L’Ancre : pourquoi avoir écrit un livre sur cette expédition ? 

Géraldine Le Roux : « J’ai voulu écrire un livre de science incarnée avec beaucoup de photos. Ce sont des extraits d’un journal intime avec des explications sur ce qu’est cette pollution. Je ne cherche vraiment pas à culpabiliser les gens. J’essaie de montrer comment avec de petits gestes quotidiens, on peut réduire la pollution plastique. Car l’enjeu pour la planète et pour la santé humaine est très important. Notre voyage, c’était aussi une nouvelle forme de voyage, avec des femmes qui sont des “madame tout le monde”. La différence, c’est que maintenant nous allons agir, chacune dans notre milieu, pour tenter d’inciter tout le monde à réduire sa consommation de plastique. Ainsi Meraki, la tatoueuse anglaise, a établi une charte du tatouage quelle diffuse dans son milieu. Bonita, l’ambulancière sensibilise les infirmières pour qu’elles trouvent des moyens d’utiliser moins de plastique. De mon côté, j’anime des conférences pour parler de notre expérience. L’idée, c’est de toucher un maximum de gens. Mon engagement est continu. » 

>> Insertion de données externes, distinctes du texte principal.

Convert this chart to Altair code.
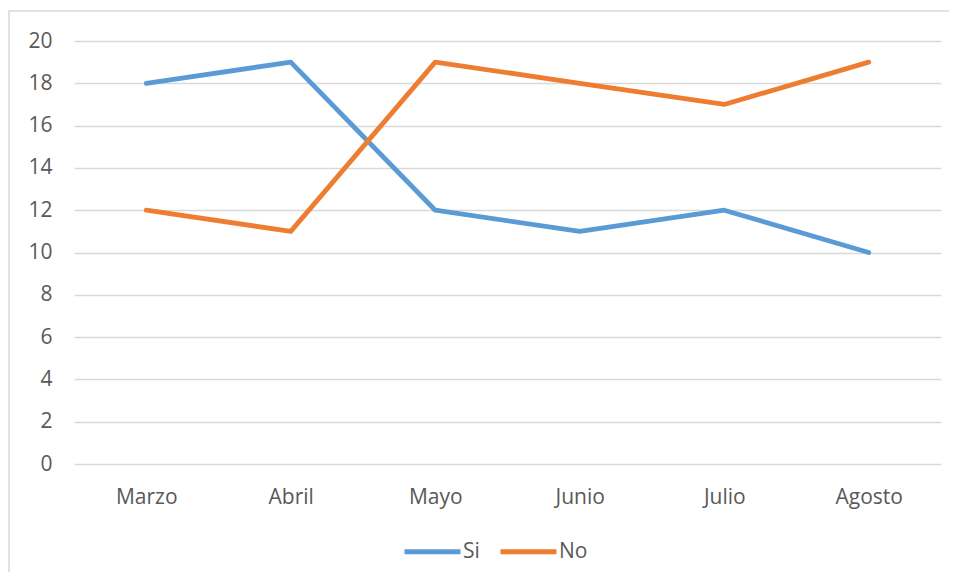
import altair as alt
import pandas as pd

months = ["Marzo", "Abril", "Mayo", "Junio", "Julio", "Agosto"]
si_values = [18, 19, 12, 11, 12, 10]
no_values = [12, 11, 19, 18, 17, 19]
series = ["Si", "No"]
colors = ["#5B9BD5", "#ED7D31"]
y_ticks = list(range(0, 21, 2))

rows = []
for m, v in zip(months, si_values):
    rows.append({"mes": m, "serie": "Si", "valor": v})
for m, v in zip(months, no_values):
    rows.append({"mes": m, "serie": "No", "valor": v})
df = pd.DataFrame(rows)

FONT = "Open Sans"
TXT = "#595959"
FS = 21

frame = alt.Chart(pd.DataFrame({"a": [0]})).mark_rect(
    fill="white", fillOpacity=0, stroke="#d9d9d9", strokeWidth=1.5
).encode(
    x=alt.value(-65), x2=alt.value(900), y=alt.value(-30), y2=alt.value(600)
)

lines = alt.Chart(df).mark_line(strokeWidth=4.8, strokeCap="round", strokeJoin="round").encode(
    x=alt.X("mes:N", sort=months, scale=alt.Scale(paddingInner=0, paddingOuter=0.5),
            axis=alt.Axis(title=None, labelAngle=0, ticks=False, domain=False, grid=False,
                          labelFont=FONT, labelFontSize=FS, labelColor=TXT, labelPadding=22)),
    y=alt.Y("valor:Q", scale=alt.Scale(domain=[0, 20], nice=False),
            axis=alt.Axis(title=None, values=y_ticks, ticks=False, domain=False, grid=True,
                          gridColor="#d9d9d9", gridWidth=1.3,
                          labelFont=FONT, labelFontSize=FS, labelColor=TXT, labelPadding=22)),
    color=alt.Color("serie:N", sort=series, scale=alt.Scale(domain=series, range=colors),
                    legend=alt.Legend(title=None, orient="none", legendX=328, legendY=480,
                                      direction="horizontal", symbolType="stroke",
                                      symbolSize=3136, symbolStrokeWidth=4.8,
                                      labelFont=FONT, labelFontSize=FS, labelColor=TXT,
                                      labelOffset=0, columnPadding=10)),
)

chart = alt.layer(frame, lines).properties(
    width=867, height=423,
    autosize=alt.AutoSizeParams(type="none"),
    padding={"left": 66, "top": 33, "right": 8, "bottom": 108},
).configure_view(stroke=None)

chart.save("out.html", embed_options={"renderer": "svg", "actions": False})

À lire : « Sea Sisters, un équipage féminin à l’épreuve de la pollution dans le Pacifique » de Géraldine Le Roux, éditions Indigènes. www.indigene-editions.fr.  

En savoir +

Nous produisons en moyenne 300 millions de tonnes de plastiques par an et on estime qu’entre 8 et 12 millions de tonnes finissent dans nos océans,  l’équivalent d’un camion poubelle chaque minute (Estimation de 2015 de Jenna Jambeck, spécialiste de la gestion des déchets et des matériaux plastiques qui a collaboré avec eXXpedition et National Géographic).

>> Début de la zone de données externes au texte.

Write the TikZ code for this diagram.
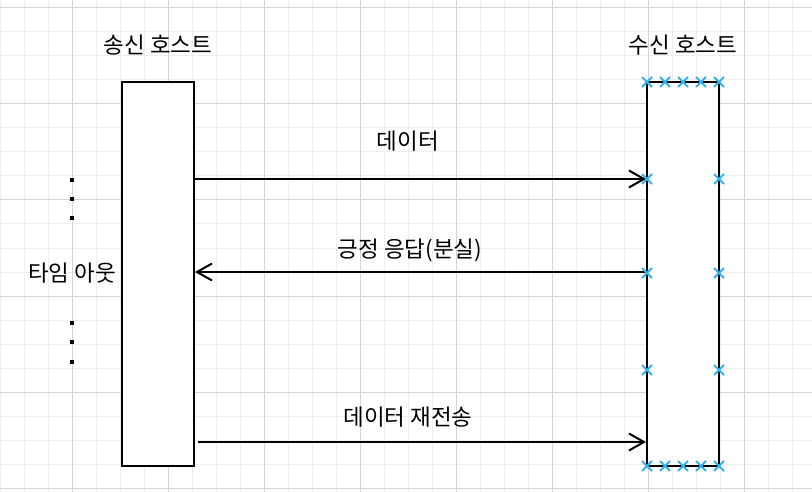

La plus forte concentration de plastiques se trouve dans l’Atlantique nord et les Caraïbes.

Les déchets plastiques en mer proviennent à 80% de choses jetés au sol, ou débordant de conteneurs trop pleins, ou s’échappant des décharges en plein air…

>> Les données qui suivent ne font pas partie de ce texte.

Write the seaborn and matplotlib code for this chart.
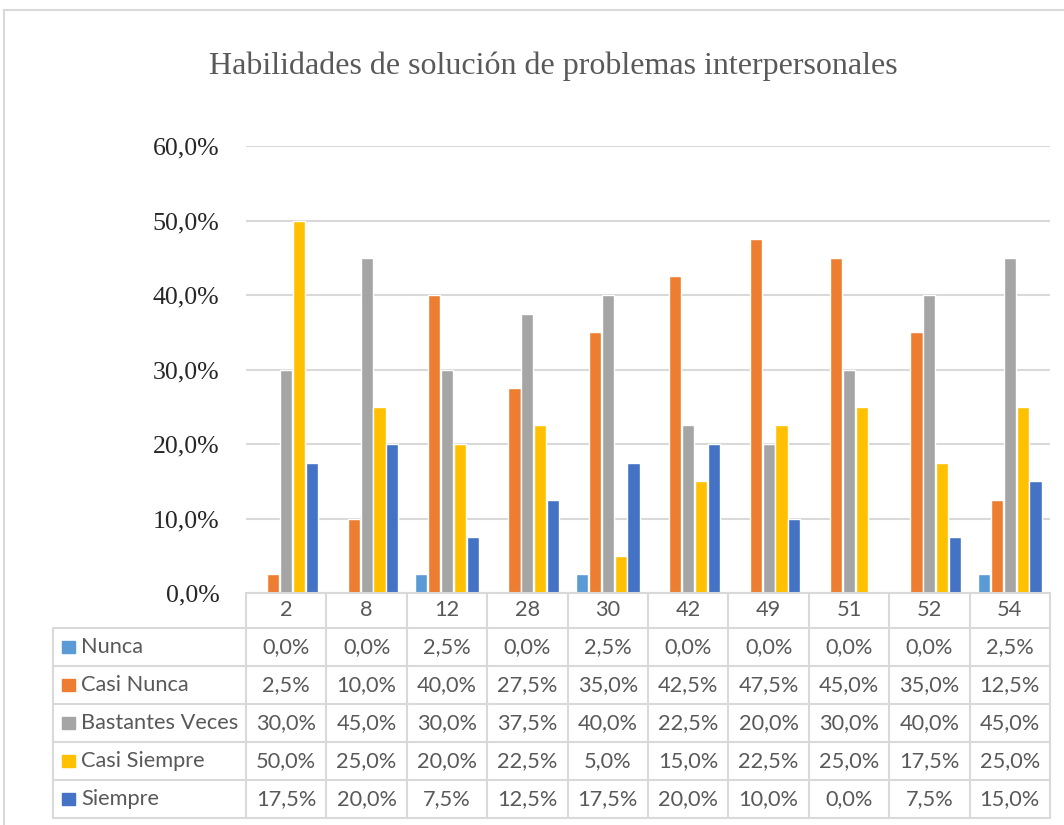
import numpy as np
import pandas as pd
import seaborn as sns
import matplotlib.pyplot as plt
from matplotlib.patches import Rectangle

categories = ["2", "8", "12", "28", "30", "42", "49", "51", "52", "54"]
series_names = ["Nunca", "Casi Nunca", "Bastantes Veces", "Casi Siempre", "Siempre"]
nunca = [0.0, 0.0, 2.5, 0.0, 2.5, 0.0, 0.0, 0.0, 0.0, 2.5]
casi_nunca = [2.5, 10.0, 40.0, 27.5, 35.0, 42.5, 47.5, 45.0, 35.0, 12.5]
bastantes_veces = [30.0, 45.0, 30.0, 37.5, 40.0, 22.5, 20.0, 30.0, 40.0, 45.0]
casi_siempre = [50.0, 25.0, 20.0, 22.5, 5.0, 15.0, 22.5, 25.0, 17.5, 25.0]
siempre = [17.5, 20.0, 7.5, 12.5, 17.5, 20.0, 10.0, 0.0, 7.5, 15.0]
colors = ["#5B9BD5", "#ED7D31", "#A5A5A5", "#FFC000", "#4472C4"]
y_ticks = [0, 10, 20, 30, 40, 50, 60]

series_values = [nunca, casi_nunca, bastantes_veces, casi_siempre, siempre]
rows = []
for name, vals in zip(series_names, series_values):
    for cat, v in zip(categories, vals):
        rows.append({"Pregunta": cat, "Serie": name, "Valor": v})
df = pd.DataFrame(rows)

sns.set_theme(style="white")
W, H = 1064, 825
fig = plt.figure(figsize=(W / 100, H / 100), dpi=100)

grid_c = "#D9D9D9"
text_c = "#595959"
serif = ["Liberation Serif", "DejaVu Serif"]
sans = ["Lato", "DejaVu Sans"]
tfs = 15.7

# chart border
fig.patches.append(Rectangle((4 / W, -0.01), 1.1, (H - 10) / H + 0.01, transform=fig.transFigure,
                             fill=False, edgecolor=grid_c, linewidth=1.5))

x0, x1 = 246, 1050
y_top, y_axis, y_bottom = 146, 593, 818
ax = fig.add_axes([x0 / W, (H - y_axis) / H, (x1 - x0) / W, (y_axis - y_top) / H])
sns.barplot(data=df, x="Pregunta", y="Valor", hue="Serie", order=categories,
            hue_order=series_names, palette=colors, width=0.8, gap=0.06,
            ax=ax, legend=False, saturation=1)
ax.set_xlim(-0.5, len(categories) - 0.5)
ax.set_ylim(0, 60)
ax.set_yticks(y_ticks)
ax.set_yticklabels([f"{t:.1f}%".replace(".", ",") for t in y_ticks],
                   family=serif, fontsize=18.6, color="#262626")
ax.tick_params(axis="y", length=0, pad=19)
ax.set_xticks([])
ax.set_xlabel("")
ax.set_ylabel("")
for s in ax.spines.values():
    s.set_visible(False)
ax.grid(axis="y", color=grid_c, linewidth=1.5)
ax.set_axisbelow(True)
ax.patch.set_alpha(0)

fig.text(553 / W, (H - 66) / H, "Habilidades de solución de problemas interpersonales",
         ha="center", va="center", family=serif, fontsize=23, color=text_c)

# data table
tx0 = 53
label_w = (x0 - tx0) / ((x1 - x0) / len(categories))
tax = fig.add_axes([tx0 / W, (H - y_bottom) / H, (x1 - tx0) / W, (y_bottom - y_axis) / H])
n_rows = len(series_names)
header_h = 35 / 38
total_h = header_h + n_rows
tax.set_xlim(-0.5 - label_w, len(categories) - 0.5)
tax.set_ylim(-total_h, 0)
tax.axis("off")

lw = 1.5
# horizontal lines
tax.plot([-0.5, len(categories) - 0.5], [0, 0], color=grid_c, lw=lw, clip_on=False)
for r in range(n_rows + 1):
    y = -header_h - r
    tax.plot([-0.5 - label_w, len(categories) - 0.5], [y, y], color=grid_c, lw=lw, clip_on=False)
# vertical lines
for c in range(len(categories) + 1):
    xx = c - 0.5
    tax.plot([xx, xx], [0, -total_h], color=grid_c, lw=lw, clip_on=False)
tax.plot([-0.5 - label_w] * 2, [-header_h, -total_h], color=grid_c, lw=lw, clip_on=False)

for c, cat in enumerate(categories):
    tax.text(c, -header_h / 2, cat, ha="center", va="center", family=sans, fontsize=tfs, color=text_c)
sq = 0.16
for r, (name, vals, col) in enumerate(zip(series_names, series_values, colors)):
    yc = -header_h - r - 0.5
    tax.add_patch(Rectangle((-0.5 - label_w + 0.11, yc - 0.17), sq, 0.34, color=col, clip_on=False))
    tax.text(-0.5 - label_w + 0.35, yc, name, ha="left", va="center", family=sans,
             fontsize=tfs, color=text_c)
    for c, v in enumerate(vals):
        tax.text(c, yc, f"{v:.1f}%".replace(".", ","), ha="center", va="center",
                 family=sans, fontsize=tfs, color=text_c)

fig.savefig("out.png", dpi=100)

35% des pollutions maritimes viennent des textiles en fibre synthétiques

C’est quoi un vortex ?

Le « vortex de déchets du Pacifique nord » (Great pacific garbage patch, GPGP) correspond à une énorme masse d’ordures située dans l’océan Pacifique entre Hawaï et la Californie. Il fait partie des cinq zones de déchets que l’on peut trouver dans cet océan et qui forment ce que l’on appelle le « 7e continent ». Découverte en 1997 par l’océanologue Charles J. Moore, la zone n’a cessé de croître. Sous l’effet de la rotation de la Terre, les courants marins créent en effet ce que l’on appelle des vortex ou gyres océaniques. Ces énormes tourbillons tournent dans le sens des aiguilles d’une montre dans l’hémisphère Nord, et en sens inverse dans l’hémisphère Sud. La zone s’étendrait sur plus de 1,6 millions de km², soit trois fois la taille de la France continentale. Avec un amas de plus de 1,8 milliard de morceaux de plastique, soit 80 000 tonnes flottant dans l’océan Pacifique. Ces débris plastiques sont ingérés par les oiseaux, poissons et mammifères marins. Ainsi, de nombreux animaux ont été retrouvés morts, le ventre remplis de bouchons de bouteilles, de morceaux de briquets, de ballons… Via la chaîne alimentaire (les poissons que nous consommons, par exemple), ces micro-plastiques finissent par atterrir dans nos assiettes et donc dans nos propres estomacs…

Et en France ?

Bonne nouvelle, bien que l’on soit encore très loin du compte pour réduire vraiment la pollution plastique : en 2022, les sachets de thé ou de tisane en plastique non biodégradables disparaîtront de nos rayons. De même que les suremballages en plastique pour les fruits et légumes de moins de 1,5 kg. La presse et les publicités seront également expédiées sans emballage plastique. Exit également : les jeux en plastique utilisés dans la restauration rapide. Mais il faudra attendre 2023 pour que la vaisselle jetable disparaisse de ces enseignes. Et il y aura comme toujours des exceptions : ainsi les produits présentant un risque important de détérioration lors de leur vente en vrac, comme les pêches, abricots, fruits mûrs à point, graines germées, fruits rouges, ou encore les légumes « primeurs », c’est-à-dire récoltés au printemps, avant leur pleine maturité, bénéficieront d’une exemption  jusqu’au 30 juin 2026. Aberrant.